The "fee switch" debate
The recurring tension: should governance tokens accrue revenue, or just provide governance?
- Pro-revenue — argues that tokens with revenue claims capture value cleanly, making the token an economic claim on the underlying business.
- Anti-revenue — argues that direct revenue distributions look like dividends, raising securities-classification risk in jurisdictions like the US. Better to keep tokens governance-only.
Most major protocols have hesitated to activate fee switches partly because of this regulatory concern. The trade-off: governance-only tokens often trade weakly because their value depends on speculative future fee-switch activations rather than current cash flows.

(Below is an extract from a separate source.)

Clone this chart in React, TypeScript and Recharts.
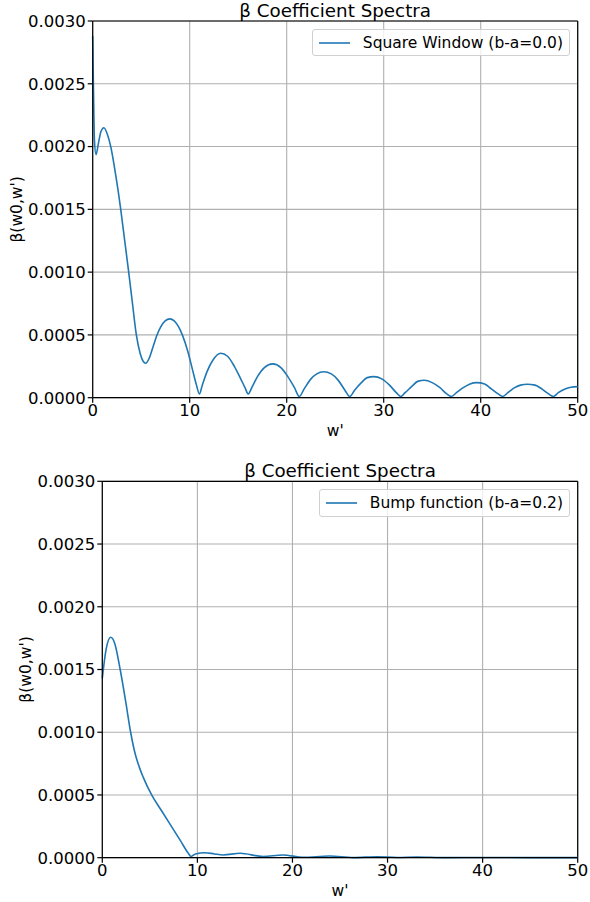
import { LineChart, Line, XAxis, YAxis, CartesianGrid, ReferenceLine } from 'recharts';

// Square window spectrum, sampled along w'
const squareW = [
  0, 0.08, 0.18, 0.34, 0.6, 0.85, 1.16, 1.5, 1.86, 2.4,
  2.89, 3.3, 3.71, 4.1, 4.5, 4.9, 5.2, 5.46, 5.8, 6.2,
  6.63, 7.0, 7.5, 7.94, 8.4, 8.8, 9.24, 9.8, 10.3, 10.7,
  11.0, 11.3, 11.8, 12.4, 13.2, 13.9, 14.6, 15.2, 15.7, 16.04,
  16.4, 17.0, 17.7, 18.56, 19.4, 20.1, 20.8, 21.3, 21.8, 22.5,
  23.1, 23.8, 24.6, 25.3, 26.0, 26.5, 27.0, 27.7, 28.3, 29.0,
  29.8, 30.6, 31.3, 31.75, 32.2, 32.9, 33.5, 34.2, 35.0, 35.8,
  36.5, 36.97, 37.5, 38.2, 38.9, 39.6, 40.4, 41.1, 41.8, 42.27,
  42.8, 43.5, 44.1, 44.8, 45.6, 46.3, 47.0, 47.48, 48.0, 48.7,
  49.3, 50,
];
const squareBeta = [
  0.00288, 0.00245, 0.00205, 0.001935, 0.00203, 0.00212, 0.00215, 0.0021, 0.002, 0.00176,
  0.0015, 0.00125, 0.001, 0.00075, 0.0005, 0.00035, 0.00029, 0.000274, 0.00031, 0.0004,
  0.0005, 0.000562, 0.000613, 0.000628, 0.000612, 0.000572, 0.0005, 0.00037, 0.00022, 0.0001,
  0.00003, 0.0001, 0.00021, 0.0003, 0.000354, 0.00033, 0.00025, 0.00016, 0.00008, 0.00003,
  0.00008, 0.00017, 0.00024, 0.000269, 0.00024, 0.00017, 0.00008, 0.00001, 0.00007, 0.00015,
  0.00019, 0.000207, 0.00019, 0.00014, 0.00006, 0.00001, 0.00006, 0.00012, 0.00016, 0.000168,
  0.00015, 0.0001, 0.00004, 0.00001, 0.00004, 0.00009, 0.00013, 0.000139, 0.00012, 0.00008,
  0.00003, 0.00001, 0.00004, 0.00008, 0.00011, 0.00012, 0.00011, 0.00007, 0.00003, 0.00001,
  0.00004, 0.00008, 0.0001, 0.000107, 0.0001, 0.00007, 0.00003, 0.00001, 0.00004, 0.00007,
  0.000083, 0.000088,
];

// Bump function spectrum
const bumpW = [
  0, 0.4, 0.88, 1.3, 1.88, 2.45, 2.98, 3.45, 3.9, 4.31,
  5.19, 6.2, 7.3, 8.2, 9.05, 9.33, 9.8, 10.8, 11.8, 12.7,
  14.5, 16.9, 19, 21.1, 23.9, 26.4, 28.9, 31, 33.1, 36,
  40, 45, 50,
];
const bumpBeta = [
  0.00143, 0.00166, 0.001757, 0.00171, 0.0015, 0.00125, 0.001, 0.00083, 0.00072, 0.00064,
  0.0005, 0.000378, 0.000246, 0.000138, 0.000035, 0.00001, 0.00003, 0.00004, 0.00003, 0.000022,
  0.000035, 0.00001, 0.000022, 0.000003, 0.000013, 0.000001, 0.000008, 0.000002, 0.000006, 0.000001,
  0.000002, 0.000001, 0.000001,
];

const xTicks = [0, 10, 20, 30, 40, 50];
const yTicks = [0, 0.0005, 0.001, 0.0015, 0.002, 0.0025, 0.003];

const TITLE = 'β Coefficient Spectra';
const X_LABEL = "w'";
const Y_LABEL = "β(w0,w')";

const FONT = "'DejaVu Sans', sans-serif";
const BLUE = '#1f77b4';
const W = 590;
const H = 451;
const PLOT_RIGHT = 577.7;
const XAXIS_H = 40;

type PanelProps = {
  top: number;
  w: number[];
  beta: number[];
  legend: string;
  plotLeft: number;
  plotTop: number;
  plotBottom: number;
  yLabelX: number;
};

const Panel = ({ top, w, beta, legend, plotLeft, plotTop, plotBottom, yLabelX }: PanelProps) => {
  const data = w.map((v, i) => ({ w: v, beta: beta[i] }));
  const midX = (plotLeft + PLOT_RIGHT) / 2;
  const midY = (plotTop + plotBottom) / 2;

  return (
    <div style={{ position: 'absolute', left: 0, top, width: W, height: H }}>
      <LineChart
        width={W}
        height={H}
        data={data}
        margin={{ top: plotTop, right: W - PLOT_RIGHT, left: 0, bottom: H - plotBottom - XAXIS_H }}
        style={{ fontFamily: FONT }}
      >
        <CartesianGrid stroke="#b0b0b0" strokeWidth={1.1} />
        <XAxis
          dataKey="w"
          type="number"
          domain={[0, 50]}
          ticks={xTicks}
          height={XAXIS_H}
          tickSize={5}
          tickMargin={2}
          axisLine={{ stroke: '#000', strokeWidth: 1.2 }}
          tickLine={{ stroke: '#000', strokeWidth: 1.2 }}
          tick={{ fill: '#000', fontSize: 16.5, fontFamily: FONT }}
          label={{ value: X_LABEL, position: 'insideBottom', offset: 1.3, fill: '#000', fontSize: 15.5, fontFamily: FONT }}
        />
        <YAxis
          type="number"
          domain={[0, 0.003]}
          ticks={yTicks}
          width={plotLeft}
          tickSize={5}
          tickMargin={2}
          tickFormatter={(v: number) => v.toFixed(4)}
          axisLine={{ stroke: '#000', strokeWidth: 1.2 }}
          tickLine={{ stroke: '#000', strokeWidth: 1.2 }}
          tick={{ fill: '#000', fontSize: 16.5, fontFamily: FONT }}
        />
        <ReferenceLine y={0.003} stroke="#000" strokeWidth={1.2} />
        <ReferenceLine x={50} stroke="#000" strokeWidth={1.2} />
        <Line
          type="monotone"
          dataKey="beta"
          stroke={BLUE}
          strokeWidth={1.6}
          dot={false}
          activeDot={false}
          isAnimationActive={false}
        />
      </LineChart>

      {/* title and rotated y label */}
      <svg
        width={W}
        height={H}
        style={{ position: 'absolute', left: 0, top: 0, pointerEvents: 'none' }}
      >
        <text x={midX} y={plotTop - 4.3} textAnchor="middle" fontSize={18.3} fontFamily={FONT} fill="#000">
          {TITLE}
        </text>
        <text
          transform={`translate(${yLabelX}, ${midY}) rotate(-90)`}
          textAnchor="middle"
          fontSize={15.5}
          fontFamily={FONT}
          fill="#000"
        >
          {Y_LABEL}
        </text>
      </svg>

      {/* legend box */}
      <div
        style={{
          position: 'absolute',
          right: W - (PLOT_RIGHT - 7.7),
          top: plotTop + 7.9,
          height: 27.5,
          boxSizing: 'border-box',
          display: 'flex',
          alignItems: 'center',
          padding: '0 6px',
          border: '1px solid #d0d0d0',
          borderRadius: 3,
          background: 'rgba(255,255,255,0.8)',
          fontFamily: FONT,
          fontSize: 15.5,
          color: '#000',
          whiteSpace: 'nowrap',
        }}
      >
        <svg width={31} height={4} style={{ marginRight: 12.4 }}>
          <line x1={0} y1={2} x2={31} y2={2} stroke={BLUE} strokeWidth={1.6} />
        </svg>
        <span>{legend}</span>
      </div>
    </div>
  );
};

export default function App() {
  return (
    <div style={{ position: 'absolute', left: 0, top: 0, width: W, height: 902, background: '#fff' }}>
      <Panel
        top={0}
        w={squareW}
        beta={squareBeta}
        legend="Square Window (b-a=0.0)"
        plotLeft={92.7}
        plotTop={21}
        plotBottom={397.7}
        yLabelX={21.8}
      />
      <Panel
        top={451}
        w={bumpW}
        beta={bumpBeta}
        legend="Bump function (b-a=0.2)"
        plotLeft={102.3}
        plotTop={30.3}
        plotBottom={406.7}
        yLabelX={31.1}
      />
    </div>
  );
}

Common governance failure modes
- Voter apathy. Most token holders don't vote. Quorum is often hard to reach. A small group of active voters can dominate decisions.
- Whale dominance. Token-weighted voting concentrates influence in the largest holders, often venture funds and exchanges. The "decentralization" framing can be misleading.
- Treasury misallocation. Some DAOs have voted to send treasury funds in ways that didn't serve token holders.
- Coordination failure on hard decisions. When fast action is needed, deliberative governance can be too slow.
- Governance attacks. Borrowing tokens to pass malicious proposals — Beanstalk lost $182M to a flash-loan-funded governance attack in 2022.
Vote-locking and "ve" models
To address these issues, many protocols have introduced vote-escrow ("ve") mechanics:
- Users lock tokens for a period (often years) in exchange for voting power.
- Locked positions can earn enhanced rewards.
- Aligns governance participants with long-term protocol health rather than short-term speculation.
Curve's veCRV pioneered this model. Many other protocols (Convex, Yearn, Balancer with veBAL) have adopted variants. Trade-off: vote-locking reduces token liquidity and can produce its own concentration issues.
How to evaluate a governance token
A few questions:
- What does the token actually control? Real protocol parameters or just symbolic votes?
- Does it accrue value? Revenue distributions, fee switches, treasury claims, or just governance?
- What's the voter participation rate? Active or apathetic governance affects how meaningful votes really are.
- Who holds large positions? Concentration in funds, exchanges, or insiders changes the governance dynamic.
- What's the unlock schedule? Pending token unlocks create dilution.
- What's the FDV? Tokens with low circulating supply and high FDV face structural supply pressure.
Governance vs. utility
Some tokens combine governance with explicit utility:
- Gas tokens (ETH, SOL, AVAX) — primarily utility, with implicit governance through validator selection.
- Pure governance tokens — UNI, COMP, AAVE in their original forms — primarily governance.
- Hybrid — many tokens combine governance with utility, staking, or fee discounts.
The category boundaries are fuzzy. The core question is what economic and political rights the token actually provides.
Where this is heading
A few trends:
- More direct value accrual. Several major protocols have activated or moved toward activating fee switches.
- Sophisticated delegation systems. Major DAOs have developed delegate ecosystems where active community members hold delegated voting power.
- Two-house governance. Optimism's Token House (token holders) plus Citizens House (non-token-weighted) experiments with combining different governance mechanisms.
- AI-aware governance. As AI agents hold tokens and can vote, the question of bot influence on governance becomes practical.
Governance tokens remain one of crypto's central experiments. Whether they'll ultimately function as durable governance instruments or whether the model gets displaced by alternative coordination mechanisms is unsettled.